Some Thoughts On “O.J.: Made In America”
“Movies are dead.” That’s a popular refrain I’ve heard (and said myself) for years. It’s hyperbole, except for the fact that this month might truly be the death knell? “Independence Day: Resurgence” is pure, outright garbage. “The BFG” stinks. Hollywood wants us to care about “Warcraft”? I’m supposed to think “The Legend of Tarzan” is going to be good? It’s almost too much to believe.
But maybe instead of expiring, movies have just transformed into something else. As television has risen to cultural prominence, the biggest films have become episodes — sequels and spinoffs about characters we know that end with a call to tune-in next week. Even “Independence Day: Resurgence,” a sequel no one wanted that everyone hates, closes with a tease for the next chapter. Hey, why not?
But what if that episodic nature of cinema in 2016 was used for good? It would look like “O.J.: Made in America,” a five-part documentary that takes television and turns it into a movie. Plenty has been written about the doc so I won’t regurgitate it here other than to say a fuller portrait of O.J. Simpson, his life, and the institutional racism that turned his case into the Trial of the Century does not exist. It’s perhaps the most important document about the America in the 1990s.

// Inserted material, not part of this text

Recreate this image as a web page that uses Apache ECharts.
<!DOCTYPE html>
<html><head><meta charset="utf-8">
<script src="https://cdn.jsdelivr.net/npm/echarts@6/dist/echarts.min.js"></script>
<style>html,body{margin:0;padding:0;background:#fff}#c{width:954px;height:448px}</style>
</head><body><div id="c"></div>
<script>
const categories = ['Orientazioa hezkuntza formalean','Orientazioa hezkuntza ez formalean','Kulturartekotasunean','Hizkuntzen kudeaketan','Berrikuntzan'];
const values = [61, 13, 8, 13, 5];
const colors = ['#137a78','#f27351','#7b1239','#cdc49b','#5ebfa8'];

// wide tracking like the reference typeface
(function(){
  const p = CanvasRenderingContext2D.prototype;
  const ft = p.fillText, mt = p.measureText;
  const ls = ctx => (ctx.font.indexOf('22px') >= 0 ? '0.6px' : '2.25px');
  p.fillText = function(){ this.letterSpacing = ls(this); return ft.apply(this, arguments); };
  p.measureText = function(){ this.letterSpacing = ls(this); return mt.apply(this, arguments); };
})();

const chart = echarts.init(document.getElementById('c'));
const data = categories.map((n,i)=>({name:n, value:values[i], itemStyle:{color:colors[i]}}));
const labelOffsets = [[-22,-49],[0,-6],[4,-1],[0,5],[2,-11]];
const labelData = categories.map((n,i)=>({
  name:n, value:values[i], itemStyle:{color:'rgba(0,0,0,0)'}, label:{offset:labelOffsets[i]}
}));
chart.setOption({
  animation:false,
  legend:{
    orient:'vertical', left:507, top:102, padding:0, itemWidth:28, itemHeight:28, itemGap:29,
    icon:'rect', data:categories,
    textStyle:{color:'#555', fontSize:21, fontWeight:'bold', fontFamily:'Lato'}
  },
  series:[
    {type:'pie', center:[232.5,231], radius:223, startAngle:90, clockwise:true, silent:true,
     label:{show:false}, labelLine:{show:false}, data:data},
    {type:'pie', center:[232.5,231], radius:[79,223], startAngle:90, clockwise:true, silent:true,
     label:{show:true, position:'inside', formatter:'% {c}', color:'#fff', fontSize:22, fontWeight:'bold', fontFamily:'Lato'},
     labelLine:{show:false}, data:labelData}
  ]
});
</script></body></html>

But beyond its place in history, “O.J.: Made in America” feels like a watershed moment in packaging content. It’s an astonishing film — For Your Consideration: Ezra Edelman for best director at the 2017 Oscars — told as if it were the best television. And maybe this where things are truly headed: to a place where storytelling trumps its delivery system, and #longform is more than a trend publishers use to game Facebook.
After the New York Mets won Game 6 of the 1986 World Series, outfielder Mookie Wilson (he of “behind the bag” fame) told reporters, “Mirrors, magic wands or whatever — all that counts is that we won the ballgame.” That’s “O.J.: Made in America,” really: movies, television, or whatever — it counts, and it’s a landmark.